11:29–30 Paul shifts his gaze from the super-apostles to look more intently at the Corinthians. Lifting their chin to look him straight in the eye, he asks, Who of you feels weak, and I do not know what you are feeling? Who of you stumbles and sins, and I do not burn (the literal meaning of “am indignant”; cf. “flaming” in Eph. 6:16)? The point is Paul’s utter solidarity and identification with the Corinthians. He is not aloof, as his opponents in actuality were. He is one with them. Their difficulty is his; he is their father in the faith (1 Cor. 4:15).

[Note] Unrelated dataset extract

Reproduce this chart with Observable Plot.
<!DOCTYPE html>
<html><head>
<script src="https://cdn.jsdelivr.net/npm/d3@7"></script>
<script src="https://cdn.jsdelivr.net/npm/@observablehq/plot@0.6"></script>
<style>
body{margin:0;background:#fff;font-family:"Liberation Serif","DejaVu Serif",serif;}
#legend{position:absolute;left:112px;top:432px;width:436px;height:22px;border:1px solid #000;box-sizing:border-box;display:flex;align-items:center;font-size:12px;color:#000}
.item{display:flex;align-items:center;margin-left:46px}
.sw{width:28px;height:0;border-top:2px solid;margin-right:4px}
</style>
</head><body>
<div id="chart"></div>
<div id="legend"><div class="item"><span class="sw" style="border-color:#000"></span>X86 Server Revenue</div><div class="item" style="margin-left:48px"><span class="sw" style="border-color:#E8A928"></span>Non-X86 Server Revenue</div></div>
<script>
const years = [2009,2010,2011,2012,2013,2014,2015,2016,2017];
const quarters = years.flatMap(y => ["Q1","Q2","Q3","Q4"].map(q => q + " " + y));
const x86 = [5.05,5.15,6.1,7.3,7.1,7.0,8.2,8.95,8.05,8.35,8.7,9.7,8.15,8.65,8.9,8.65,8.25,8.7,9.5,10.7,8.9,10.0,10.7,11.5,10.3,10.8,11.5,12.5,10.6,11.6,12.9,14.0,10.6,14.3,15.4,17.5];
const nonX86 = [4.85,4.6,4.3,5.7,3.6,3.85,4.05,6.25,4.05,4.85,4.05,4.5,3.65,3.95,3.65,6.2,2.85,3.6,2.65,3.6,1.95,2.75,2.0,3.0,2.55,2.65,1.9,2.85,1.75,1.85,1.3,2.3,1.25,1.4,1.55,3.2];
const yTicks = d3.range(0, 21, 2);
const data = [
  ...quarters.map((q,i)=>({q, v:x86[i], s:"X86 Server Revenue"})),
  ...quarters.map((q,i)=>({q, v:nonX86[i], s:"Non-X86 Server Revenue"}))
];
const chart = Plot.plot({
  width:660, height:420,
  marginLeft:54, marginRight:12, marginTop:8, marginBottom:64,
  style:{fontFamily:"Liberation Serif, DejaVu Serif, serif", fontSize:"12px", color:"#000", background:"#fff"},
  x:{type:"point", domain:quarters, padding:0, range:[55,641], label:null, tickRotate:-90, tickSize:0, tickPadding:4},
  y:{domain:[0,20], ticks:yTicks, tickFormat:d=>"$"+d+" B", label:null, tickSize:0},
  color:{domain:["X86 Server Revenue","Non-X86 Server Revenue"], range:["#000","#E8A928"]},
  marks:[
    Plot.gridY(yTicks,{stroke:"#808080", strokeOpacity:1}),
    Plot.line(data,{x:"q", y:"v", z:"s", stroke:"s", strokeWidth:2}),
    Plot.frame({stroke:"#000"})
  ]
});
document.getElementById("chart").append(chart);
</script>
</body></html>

And so, if he is forced to boast, he will boast of (lit.) “the things of my weakness” (2 Cor. 11:30). All that is low and despised, all that one wishes to avoid and escape, all our human inability and incapacity—here is where Paul’s claim to gospel ministry is founded.

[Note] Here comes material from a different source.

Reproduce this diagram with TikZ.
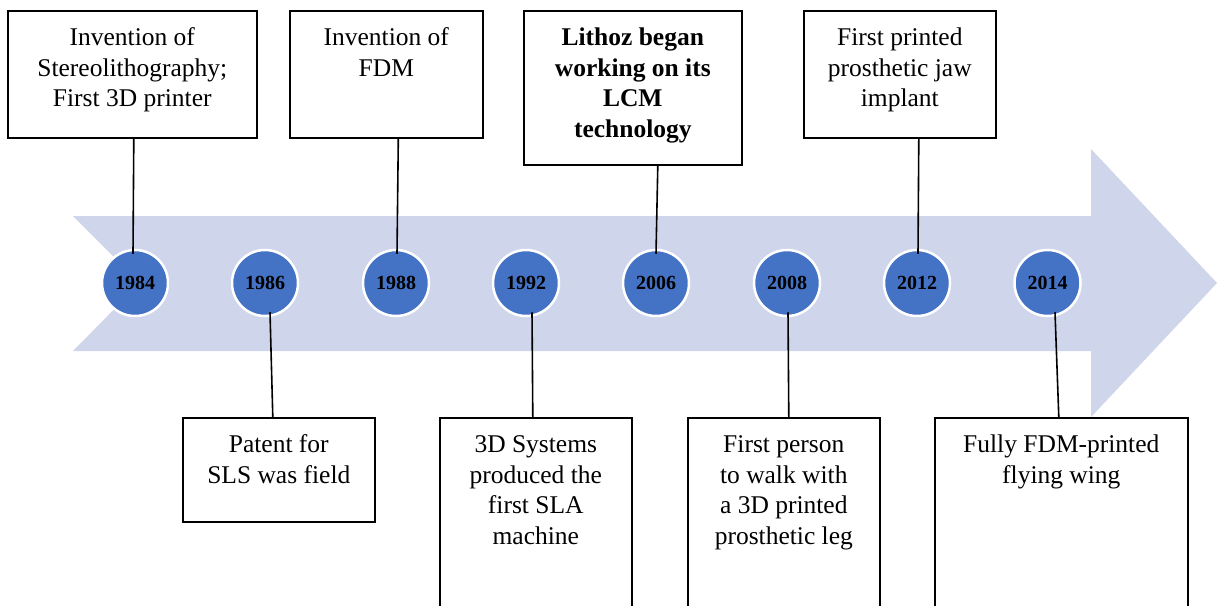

11:31 Paul solemnly attests to his truthfulness by appealing explicitly to God. Whatever you Corinthians might be thinking, Paul says, God knows the truth. He knows of my integrity and honesty. This claim to truthfulness probably has an eye to the litany of experiences just recounted as well as the experience in Damascus he is about to relate, and possibly also the rapturous event described in the early verses of chapter 12.

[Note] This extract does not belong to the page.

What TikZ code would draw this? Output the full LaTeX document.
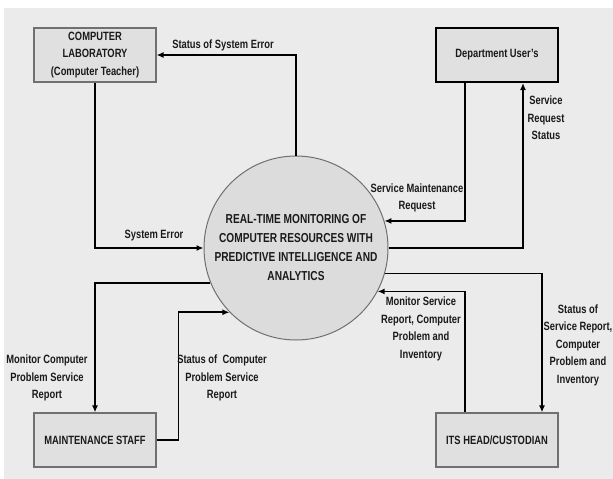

But the key takeaway for readers of 2 Corinthians today is to be reminded in Paul’s claim to honesty of how deeply counterintuitive is all that he has been saying. Can it really be that this unimpressive, apparently accident-prone, often suffering (at times voluntarily), ineloquent man truly represents the inaugurated new age of glory (3:7–18)? Can human weakness really channel divine glory? Behind Paul’s claim to truthfulness we are reminded of the upside-down ways of the gospel.
11:32–33 Out of nowhere, apparently—without even a connecting conjunction—comes this autobiographical detail. But nowhere in Paul’s letters does he show himself to be a thoughtless writer; on the contrary, his writings reveal profundity and depths of meaning when pondered carefully. So it is here. Perhaps drawing on another occasion in which God’s servants were rescued by being lowered out of a window in a wall (Josh. 2:15), Paul very deliberately drives home his weakness. Picture the apostle, huddled in a woven basket, slowly descending vertically alongside the city wall. How silly! To the world, yes—but God does not work according to the world’s standards of nobility.
Paul does something even deeper by recounting this event. In chapter 12 he will relate an almost unbelievable episode in which he was caught way up high, even into heaven itself, and saw things too wonderful to put into words. Before describing going way up, he recounts going way down. Such is the pattern of a gospel-shaped life, as Paul has been laboring to make clear throughout this letter.